What you will do: All lines from the top of the records below through the line holding "p.ygrid.ticker = FixedTicker(ticks=y_ticks)", and only those, should be printed exactly, minus the pictures.

=== Data supplied ===

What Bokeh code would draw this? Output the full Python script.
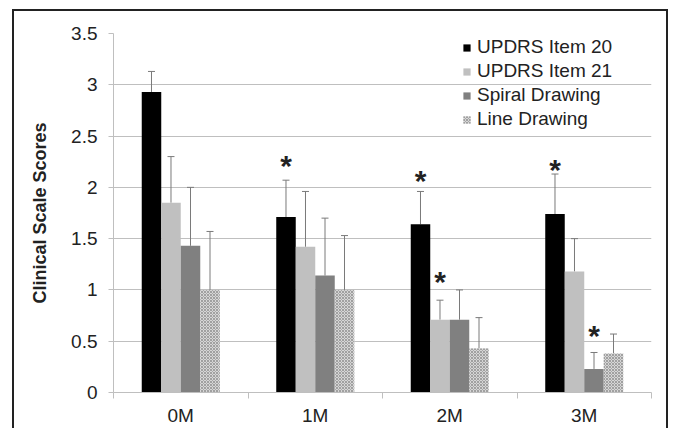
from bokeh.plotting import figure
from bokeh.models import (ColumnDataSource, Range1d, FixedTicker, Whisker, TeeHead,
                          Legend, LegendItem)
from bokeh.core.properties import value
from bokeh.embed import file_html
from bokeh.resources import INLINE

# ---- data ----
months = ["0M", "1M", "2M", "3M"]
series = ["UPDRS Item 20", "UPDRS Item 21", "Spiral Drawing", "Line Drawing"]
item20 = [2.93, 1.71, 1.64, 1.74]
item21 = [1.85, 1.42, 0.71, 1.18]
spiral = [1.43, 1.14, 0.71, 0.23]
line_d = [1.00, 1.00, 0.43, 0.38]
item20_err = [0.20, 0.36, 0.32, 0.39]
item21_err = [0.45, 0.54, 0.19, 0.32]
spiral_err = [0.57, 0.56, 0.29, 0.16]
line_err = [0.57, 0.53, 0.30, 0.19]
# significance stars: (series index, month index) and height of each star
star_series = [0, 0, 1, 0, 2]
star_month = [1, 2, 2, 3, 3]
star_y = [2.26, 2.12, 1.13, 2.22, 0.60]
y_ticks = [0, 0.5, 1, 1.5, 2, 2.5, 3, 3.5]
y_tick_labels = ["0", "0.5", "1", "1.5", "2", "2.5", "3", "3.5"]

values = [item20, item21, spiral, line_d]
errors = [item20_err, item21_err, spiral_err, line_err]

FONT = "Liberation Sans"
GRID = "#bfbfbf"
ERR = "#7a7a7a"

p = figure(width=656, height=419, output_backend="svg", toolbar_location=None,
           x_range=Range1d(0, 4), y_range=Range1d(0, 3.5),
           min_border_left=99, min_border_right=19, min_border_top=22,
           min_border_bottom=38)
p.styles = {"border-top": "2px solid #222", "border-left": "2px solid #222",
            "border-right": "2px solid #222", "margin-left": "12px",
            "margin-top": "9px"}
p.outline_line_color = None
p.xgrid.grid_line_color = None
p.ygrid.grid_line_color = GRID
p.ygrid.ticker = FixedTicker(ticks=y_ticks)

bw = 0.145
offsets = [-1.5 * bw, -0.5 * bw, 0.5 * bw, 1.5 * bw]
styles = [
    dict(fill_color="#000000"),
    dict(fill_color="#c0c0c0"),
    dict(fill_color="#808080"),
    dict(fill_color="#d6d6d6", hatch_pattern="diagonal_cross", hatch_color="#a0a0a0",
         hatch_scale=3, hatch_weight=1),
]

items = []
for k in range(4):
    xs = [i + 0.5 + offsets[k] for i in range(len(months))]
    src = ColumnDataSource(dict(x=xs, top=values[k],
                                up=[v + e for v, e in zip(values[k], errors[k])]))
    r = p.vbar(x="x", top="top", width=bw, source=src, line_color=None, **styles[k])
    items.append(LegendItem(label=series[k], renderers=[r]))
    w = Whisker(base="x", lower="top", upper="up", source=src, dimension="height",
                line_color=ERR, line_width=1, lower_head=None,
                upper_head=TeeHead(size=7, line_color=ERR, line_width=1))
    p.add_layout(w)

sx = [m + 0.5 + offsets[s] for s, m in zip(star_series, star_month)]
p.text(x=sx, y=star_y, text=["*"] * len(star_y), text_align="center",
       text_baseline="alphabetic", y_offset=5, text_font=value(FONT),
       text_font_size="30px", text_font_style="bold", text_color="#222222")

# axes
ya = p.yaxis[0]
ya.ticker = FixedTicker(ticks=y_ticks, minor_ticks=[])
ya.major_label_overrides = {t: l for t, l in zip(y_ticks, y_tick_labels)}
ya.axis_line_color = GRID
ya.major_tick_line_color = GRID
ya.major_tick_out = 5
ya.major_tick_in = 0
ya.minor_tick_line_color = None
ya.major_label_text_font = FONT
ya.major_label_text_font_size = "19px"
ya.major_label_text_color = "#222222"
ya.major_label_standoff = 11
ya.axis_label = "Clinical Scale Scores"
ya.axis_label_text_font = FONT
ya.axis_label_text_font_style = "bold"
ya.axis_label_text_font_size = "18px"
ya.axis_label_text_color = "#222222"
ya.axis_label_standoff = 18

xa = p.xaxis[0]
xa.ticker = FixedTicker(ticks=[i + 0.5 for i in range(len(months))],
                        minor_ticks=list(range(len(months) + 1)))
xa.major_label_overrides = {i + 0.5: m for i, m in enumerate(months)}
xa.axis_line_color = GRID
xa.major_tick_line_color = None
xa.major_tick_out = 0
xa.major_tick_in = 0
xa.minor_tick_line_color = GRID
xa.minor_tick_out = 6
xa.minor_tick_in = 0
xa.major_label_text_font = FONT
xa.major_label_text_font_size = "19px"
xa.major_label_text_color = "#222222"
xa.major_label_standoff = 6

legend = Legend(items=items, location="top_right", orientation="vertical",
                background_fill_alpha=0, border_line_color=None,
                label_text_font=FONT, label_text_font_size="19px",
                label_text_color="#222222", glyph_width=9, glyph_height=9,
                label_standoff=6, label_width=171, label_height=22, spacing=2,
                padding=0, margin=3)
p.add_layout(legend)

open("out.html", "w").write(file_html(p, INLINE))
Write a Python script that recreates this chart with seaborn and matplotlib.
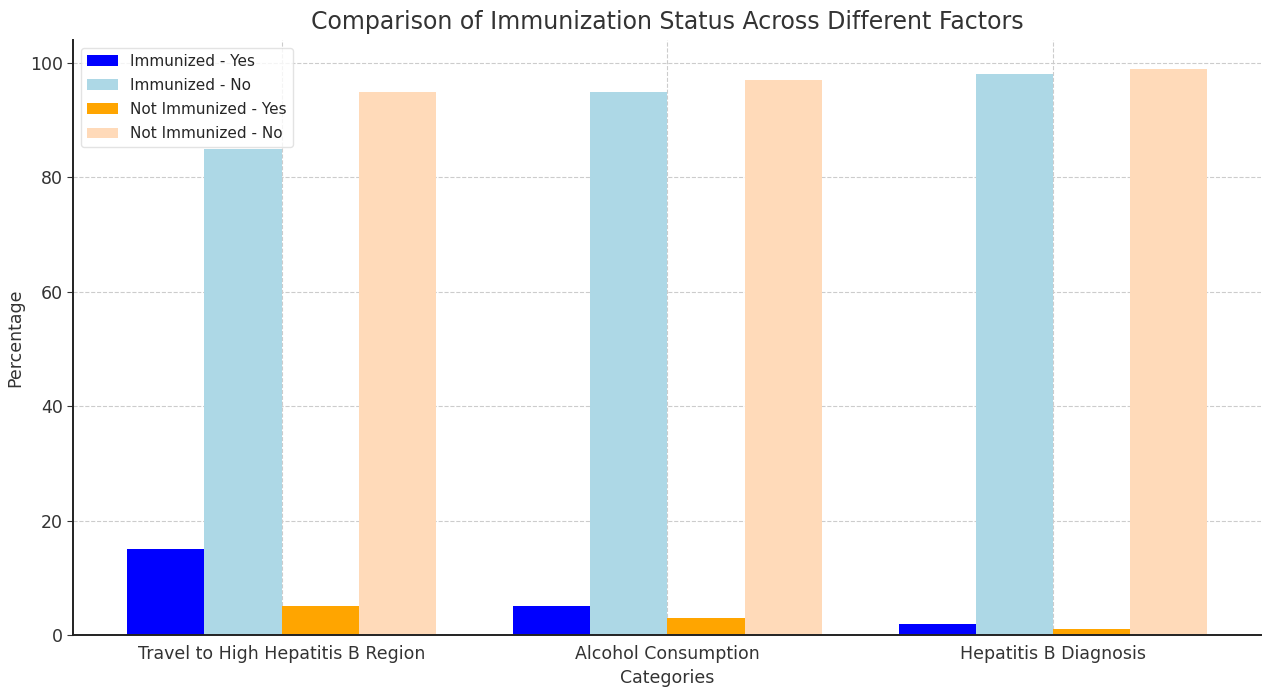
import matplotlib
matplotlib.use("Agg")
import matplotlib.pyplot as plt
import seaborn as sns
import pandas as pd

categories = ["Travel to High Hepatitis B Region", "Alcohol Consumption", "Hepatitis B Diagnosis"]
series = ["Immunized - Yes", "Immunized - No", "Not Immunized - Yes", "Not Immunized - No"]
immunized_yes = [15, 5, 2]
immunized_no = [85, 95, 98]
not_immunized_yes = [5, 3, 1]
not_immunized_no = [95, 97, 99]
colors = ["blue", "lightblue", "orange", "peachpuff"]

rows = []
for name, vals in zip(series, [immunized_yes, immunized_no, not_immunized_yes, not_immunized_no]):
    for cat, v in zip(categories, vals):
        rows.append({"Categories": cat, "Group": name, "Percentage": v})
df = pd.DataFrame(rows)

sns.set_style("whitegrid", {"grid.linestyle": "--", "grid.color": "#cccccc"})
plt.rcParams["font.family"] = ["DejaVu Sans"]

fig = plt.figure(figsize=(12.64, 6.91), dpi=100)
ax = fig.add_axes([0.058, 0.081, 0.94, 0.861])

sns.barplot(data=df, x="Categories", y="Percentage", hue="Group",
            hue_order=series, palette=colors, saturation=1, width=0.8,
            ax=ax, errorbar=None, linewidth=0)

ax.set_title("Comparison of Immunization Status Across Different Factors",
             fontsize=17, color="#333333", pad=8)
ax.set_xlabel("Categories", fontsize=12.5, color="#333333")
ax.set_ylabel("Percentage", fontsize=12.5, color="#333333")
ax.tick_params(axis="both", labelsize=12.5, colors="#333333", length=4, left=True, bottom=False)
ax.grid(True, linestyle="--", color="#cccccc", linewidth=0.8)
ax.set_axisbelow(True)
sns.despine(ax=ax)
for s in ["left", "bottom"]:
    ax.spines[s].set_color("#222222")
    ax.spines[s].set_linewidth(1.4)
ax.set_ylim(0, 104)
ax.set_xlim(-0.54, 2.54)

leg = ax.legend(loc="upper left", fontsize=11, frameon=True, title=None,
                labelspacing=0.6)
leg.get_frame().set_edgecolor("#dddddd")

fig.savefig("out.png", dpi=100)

===

Solution:
What Bokeh code would draw this? Output the full Python script.
from bokeh.plotting import figure
from bokeh.models import (ColumnDataSource, Range1d, FixedTicker, Whisker, TeeHead,
                          Legend, LegendItem)
from bokeh.core.properties import value
from bokeh.embed import file_html
from bokeh.resources import INLINE

# ---- data ----
months = ["0M", "1M", "2M", "3M"]
series = ["UPDRS Item 20", "UPDRS Item 21", "Spiral Drawing", "Line Drawing"]
item20 = [2.93, 1.71, 1.64, 1.74]
item21 = [1.85, 1.42, 0.71, 1.18]
spiral = [1.43, 1.14, 0.71, 0.23]
line_d = [1.00, 1.00, 0.43, 0.38]
item20_err = [0.20, 0.36, 0.32, 0.39]
item21_err = [0.45, 0.54, 0.19, 0.32]
spiral_err = [0.57, 0.56, 0.29, 0.16]
line_err = [0.57, 0.53, 0.30, 0.19]
# significance stars: (series index, month index) and height of each star
star_series = [0, 0, 1, 0, 2]
star_month = [1, 2, 2, 3, 3]
star_y = [2.26, 2.12, 1.13, 2.22, 0.60]
y_ticks = [0, 0.5, 1, 1.5, 2, 2.5, 3, 3.5]
y_tick_labels = ["0", "0.5", "1", "1.5", "2", "2.5", "3", "3.5"]

values = [item20, item21, spiral, line_d]
errors = [item20_err, item21_err, spiral_err, line_err]

FONT = "Liberation Sans"
GRID = "#bfbfbf"
ERR = "#7a7a7a"

p = figure(width=656, height=419, output_backend="svg", toolbar_location=None,
           x_range=Range1d(0, 4), y_range=Range1d(0, 3.5),
           min_border_left=99, min_border_right=19, min_border_top=22,
           min_border_bottom=38)
p.styles = {"border-top": "2px solid #222", "border-left": "2px solid #222",
            "border-right": "2px solid #222", "margin-left": "12px",
            "margin-top": "9px"}
p.outline_line_color = None
p.xgrid.grid_line_color = None
p.ygrid.grid_line_color = GRID
p.ygrid.ticker = FixedTicker(ticks=y_ticks)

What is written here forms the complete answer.